Jennifer Rubin tried to offer her two cents on teaching this week, but as it turns out, all she had was a plugged nickel.
Rubin's brilliant insight in the Washington Post is that we just need fewer teachers, and then schools will get better.
For the time being, we'll skip past her assumption that schools are in desperate need of fixing. That's its own argument. Instead, let's just focus on her unsupported dumb thesis.
Calling small class sizes a "fad," Rubin cites PISA honcho Andreas Schleicher who cites PISA research that found no correlation between class size and score. This is a fun factoid, but it proves nothing about the effect of class size. Look-- if I give a bunch of three foot tall people three foot tall stools to stand on and let six foot tall people stand on the ground, I will find no correlation between stool size and the ability to see over a five foot test.
If Rubin wants real research about the impact of class size, she can take her pick from this website. If she just wants to dismiss small class sizes because she doesn't want to pay for them, she should stick with the non-research she just cited.
From there, she pivots to the old Atlantic article that asks the dumb question "Is it better to have a great teacher or a small class," which is right up there with, "Would you rather marry a hideous evil person who loves you, or a beautiful person who doesn't care about you at all?" In both cases, other, better choices are readily available. The question as asked tells us nothing.
But Rubin argues that everybody wants more teachers.
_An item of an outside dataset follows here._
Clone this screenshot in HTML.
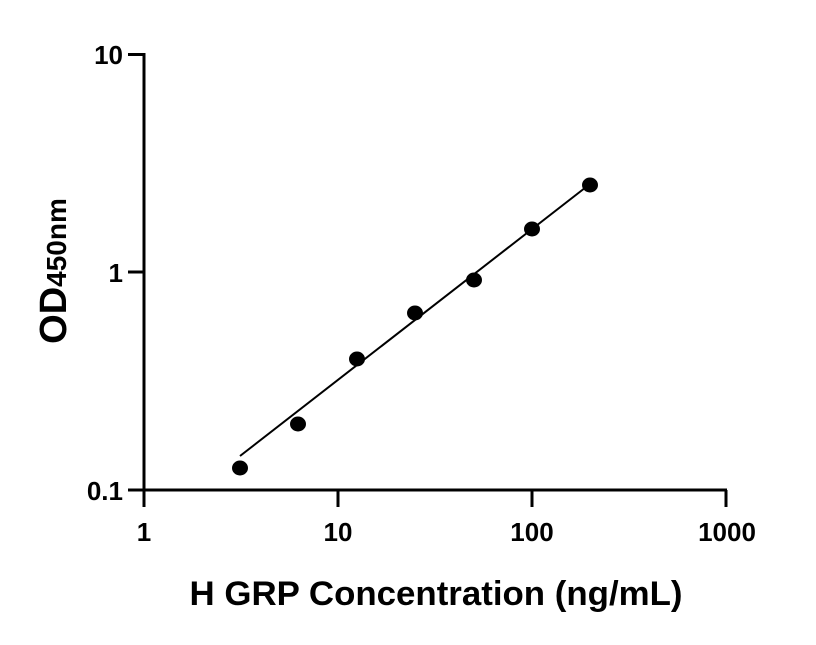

And by "everybody" she means "everybody who sucks." Colleges want more paying customers, and unions want to collect union dues so they can lobby.
It is not easy to reverse that pattern or convince parents that their
child will do better in a class of 35 taught by a great teacher than in a
class of 20 taught by an ineffective one.
Well, no. Because all parents with functional brains would rather have their child in a class of 20 taught by a great teacher.
And then she goes to the NCTQ well, citing several different iterations of the National Council on Teacher Quality research about how very, very easy teacher programs are. As we have noted here in the past, the NCTQ's research on the quality of teacher programs is based on looking at colege commencement programs. In a field crowded with lazy bogus research and coming from people who specialize in lazy bogus research (they once evaluated a local college program that does not exist), NCTQ's "research" on the easiness of teacher ed programs is the laziest bogusest research ever.
But Rubin will bring it up repeatedly, including Kate Walsh's recent statements in a WaPo roundtable. Because if you keep repeating something, it eventually becomes true, I guess?
Rubin, of course, also argues for evaluation and the ability to fire at will. And she applauds charters that are experimenting with new any-warm-body-off-the-street programs, "so as to capture professionals from other fields who may want to enter the teaching field." I would love to see what sorts of nets and snares they use to capture these free-range professionals, and wish Rubin had said more about the bait used.
Rubin declares the problem (and it's no longer clear exactly what problem she means-- teachers suck, maybe?) is "far from insoluble." She wants students in teacher ed programs to have high GPA's and take tough tests, because one of the most important skills a teacher needs is the ability to take a test. Also, she wants every teacher to know phonetics.
As for the federal government, if it remains a source of funding,
taxpayers have a right to demand their dollars are not going to hire a
fleet of incompetent teachers, but those who are rigorously trained. If
the feds are going to get out of the business of funding schools and
instead, for example, give vouchers to parents, they should make every
effort to inform parents about the myth of small class size and the
necessity of qualified teachers.
Yes, those fleets of incompetent teachers, cruising the nation's byways. I myself was unaware that bad teachers traveled in fleets. I'd sort of assumed they skulked around, maybe wearing capes and top hats, Snidely Whiplash style.
Oh, but Rubin bemoans the way in which the important issue of getting rid of teachers gets lost in politics and common core and federalism.
If politicians really want to do something about the state of K-12
education, they’ll commit to putting a quality teacher in every
classroom and supporting state and local efforts to whittle down the
legions of teachers to lean ranks of excellent teachers.
Rubin has somehow completely missed the news that in many states and regions, the efforts to whittle down the teaching force have been very effective-- so effective that many jobs go unfilled. Honestly, did we not just all spend a month talking about the teacher "shortage"? Folks are already way ahead of Rubin, having figured out that you can get people out of teaching by offering lower pay, worse working conditions, and a general drumbeat of dopey abuse. At the very least, it makes it hard to recruit and retain.
Rubin could also have picked some tips up from reading the entire article that she pulled Kate Walsh quotes from. Jose Luis Vilson in that same piece said
This idea of “teacher quality” would be better served if we opened
the doors for teachers to have more voice in advancing our profession.
Yup. Let us take charge of overseeing teacher education and certification. Let us have a strong voice in how to advance and improve the profession.
Also, stop basing your entire argument on things that just aren't true. That would be a help as well.